В «Соседях» во вставном рассказе об еще более близком времени – 40-х годах XIX века – есть такая деталь: «…сам сидит за этим столом и бордо пьет, а конюхи бьют бурсака». «Бордо» не может считаться хронологической приметой, характеристичность его также минимальна. Это – обычная для Чехова подробность ситуации, желающей предстать в своей единичности.
Как предшествующая русская художественно-историческая традиция от Н. А. Полевого и Р. М. Зотова до К. П. Масальского и И. И. Лажечникова, так и современная Чехову[701] ориентировалась на обилие воссоздаваемых подробностей. Подход Чехова был принципиально иным. Можно было бы сказать, что разреженностью исторических реалий его фрагменты напоминают историческую прозу Пушкина, если бы не было кардинальных различий между «протокольными» описаниями автора «Капитанской дочки» и эмоционально-вещным пунктиром чеховских исторических картин.
Внимание Чехова как исторического прозаика было нацелено на воссоздание эпизодов прошлого в их единичности, их предметной и эмоциональной «полноте». Жизнь историческая, как и современная, не подчинена единому представлению, «твердой» идее, но подлежит такому же целостно-случайностному воплощению.
Другая черта чеховского чувства истории тесно связана с первою.

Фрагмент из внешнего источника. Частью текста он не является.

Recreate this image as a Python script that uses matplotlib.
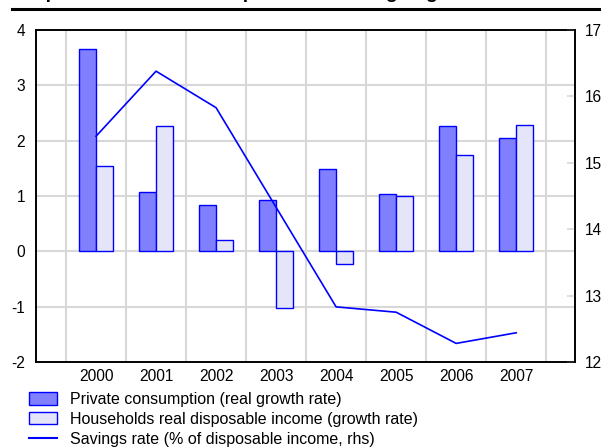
import matplotlib
matplotlib.use("Agg")
import matplotlib.pyplot as plt
from matplotlib.patches import Patch
from matplotlib.lines import Line2D
import numpy as np

years = ["2000", "2001", "2002", "2003", "2004", "2005", "2006", "2007"]
private_consumption = [3.66, 1.08, 0.83, 0.93, 1.48, 1.04, 2.27, 2.04]
disposable_income = [1.54, 2.27, 0.21, -1.02, -0.22, 1.00, 1.75, 2.29]
savings_rate = [15.40, 16.38, 15.83, 14.33, 12.83, 12.75, 12.28, 12.44]

left_ticks = [-2, -1, 0, 1, 2, 3, 4]
right_ticks = [12, 13, 14, 15, 16, 17]

plt.rcParams["font.family"] = ["Liberation Sans", "DejaVu Sans"]

W, H = 601, 447
fig = plt.figure(figsize=(W / 100, H / 100), dpi=100)

blue = "#0000FF"
dark_fill = "#8080FF"
light_fill = "#E5E5FA"
grid_grey = "#D8D8D8"
fs = 11.2

# title band (only the lower edge shows above the rule)
fig.text(12 / W, 1 + 1.5 / H, "Graph 2: Private consumption and savings figures",
         fontsize=14, fontweight="bold", ha="left", va="baseline", color="black")
fig.add_artist(Line2D([12 / W, 1.0], [1 - 9 / H, 1 - 9 / H], color="black", lw=2.2))

ax = fig.add_axes([36 / W, 1 - 362 / H, (575 - 36) / W, (362 - 30) / H])
x = np.arange(len(years))
bw = 0.28
ax.bar(x - bw / 2, private_consumption, bw, color=dark_fill, edgecolor=blue, lw=1.0, zorder=3)
ax.bar(x + bw / 2, disposable_income, bw, color=light_fill, edgecolor=blue, lw=1.0, zorder=3)

ax.set_xlim(-1.0, 7.98)
ax.set_ylim(-2, 4)
ax.set_yticks(left_ticks)
ax.set_yticklabels([str(t) for t in left_ticks])
ax.set_xticks(x)
ax.set_xticklabels(years)
ax.tick_params(axis="both", which="both", length=0, labelsize=fs, pad=8)
ax.tick_params(axis="x", pad=5)
ax.grid(False)
for v in np.arange(-0.5, 8, 1):
    ax.axvline(v, color=grid_grey, lw=1.5, zorder=1)
for t in left_ticks[1:-1]:
    ax.axhline(t, color=grid_grey, lw=1.5, zorder=1)
for s in ax.spines.values():
    s.set_linewidth(1.2)

ax2 = ax.twinx()
ax2.plot(x, savings_rate, color=blue, lw=1.2, zorder=4)
ax2.set_ylim(12, 17)
ax2.set_yticks(right_ticks)
ax2.set_yticklabels([str(t) for t in right_ticks])
ax2.tick_params(axis="y", direction="in", length=6, width=1.2, color=grid_grey,
                labelsize=fs, pad=7)
for s in ax2.spines.values():
    s.set_linewidth(1.2)
ax2.patch.set_visible(False)

handles = [
    Patch(facecolor=dark_fill, edgecolor=blue, lw=1.0),
    Patch(facecolor=light_fill, edgecolor=blue, lw=1.0),
    Line2D([0], [0], color=blue, lw=1.5),
]
labels = [
    "Private consumption (real growth rate)",
    "Households real disposable income (growth rate)",
    "Savings rate (% of disposable income, rhs)",
]
fig.legend(handles, labels, loc="upper left", bbox_to_anchor=(29 / W, 1 - 392 / H),
           frameon=False, fontsize=11.5, handlelength=1.75, handleheight=0.8,
           handletextpad=0.8, labelspacing=0.3, borderaxespad=0, borderpad=0)

fig.savefig("out.png", dpi=100)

Герои Чехова часто вспоминают о прошлом того, что их окружает, – какова была природа вокруг деревни за сорок лет до этого («Свирель», 1887), как пятьдесят лет назад выглядели город, река («Скрипка Ротшильда», 1894), каким был уезд полвека и четверть века ранее («Дядя Ваня»). Но это достаточно обычная рефлексия, и о собственно чеховском ощущении исторического можно говорить тогда, когда она осложняется особым конкретно-целостным восприятием минувшего с проекцией его в настоящее. Глядя на теперешних малочисленных гусей, «Яков закрыл глаза, и в воображении его одно навстречу другому понеслись громадные стада белых гусей» («Скрипка Ротшильда»). Герою «Случая из практики» (1898) при виде заводских корпусов, где, как он хорошо знает, «внутри паровые двигатели, электричество, телефоны», «как-то все думалось о свайных постройках, о каменном веке, чувствовалось присутствие грубой, бессознательной силы…». Прошлое не ушло безвозвратно, не растаяло как дым, оно есть, и стоит только свободно отдаться воображению, как оно возникает здесь, на этом самом месте, замещает нынешние реалии и прозревается сквозь них. И уже кучи песка, щебня и ямы вдоль строящейся железной дороги будут напоминать «о временах хаоса», ее огни – лагерь амалекитян или филистимлян, а звуки – «бряцание оружия». И герой (читатель) оказывается одновременно в прошлом и настоящем. Прошлое провидится и в отдельном человеке – в Ариадне проглядывает «женщина каменного периода или свайных построек», в бабке из «Мужиков» автор видит «настоящую бунтовщицу», будто перенесенную из давних времен.